L’horlogerie suisse est représentée à plus de 75 % par seulement quatre entités économiques. Mais comme le révèle la récente étude sur le secteur réalisée par Morgan Stanley en collaboration avec LuxeConsult, les modèles d’affaires restent encore largement traditionnels. Pour combien de temps vu la révolution numérique en cours ?
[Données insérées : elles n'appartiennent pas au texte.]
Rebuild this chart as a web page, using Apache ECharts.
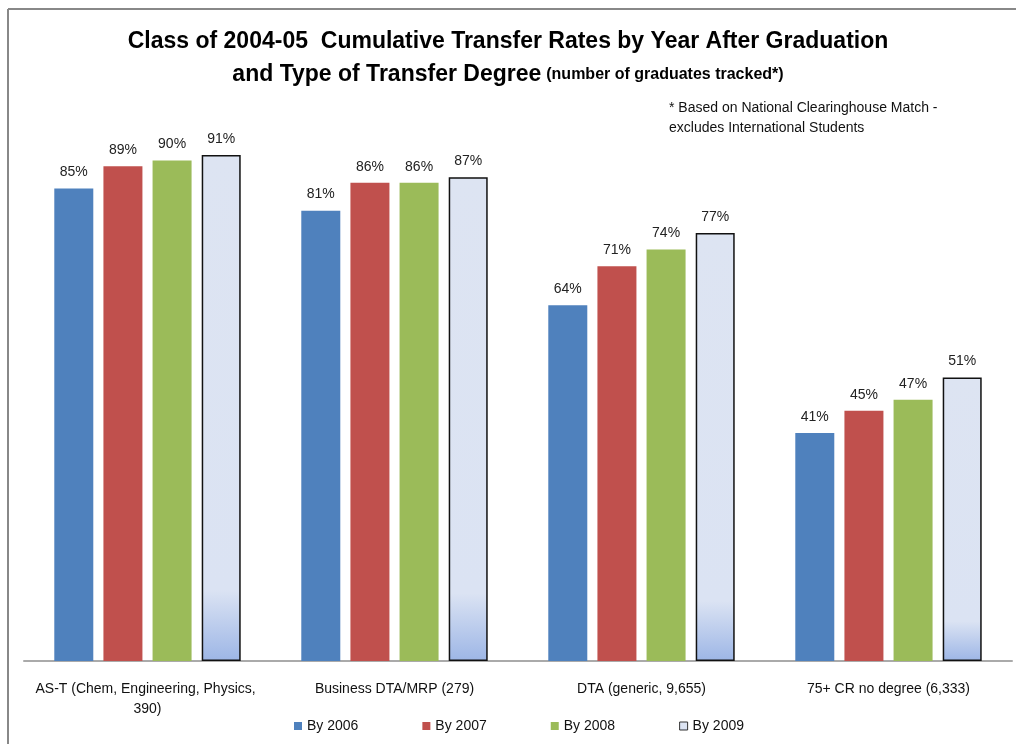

Dorénavant, la banque Vontobel n’est plus la seule à se pencher de près sur l’économie horlogère helvétique. Désormais, l’Américaine Morgan Stanley fait de même avec un rapport évidemment disséqué de toutes parts, tant les informations détaillées sur la branche sont rares et largement tenues secrètes. Dans un premier temps, Morgan Stanley s’est ainsi plu à donner le poids économique et financier des principaux ténors horlogers (lire L’horlogerie suisse, un monde de géants… traditionalistes – I). Son deuxième sujet d’analyse a ensuite porté sur leurs réseaux de distribution avec un constat qui tient en peu de mots : les modèles d’affaires qui prédominent restent avant tout traditionnels, si ce n’est traditionalistes. « De nos jours, les montres haut de gamme sont plus exposées aux distributeurs tiers (wholesale channel) que n’importe quelle autre catégorie du luxe », explique Morgan Stanley. À l’exception des montres Swatch et Cartier, 13 des 15 premières marques horlogères suisses génèrent plus de la moitié de leurs ventes via les réseaux de détaillants indépendants.

Morgan Stanley estime que 90 % des ventes horlogères suisses en termes de valeurs passent par des détaillants indépendants.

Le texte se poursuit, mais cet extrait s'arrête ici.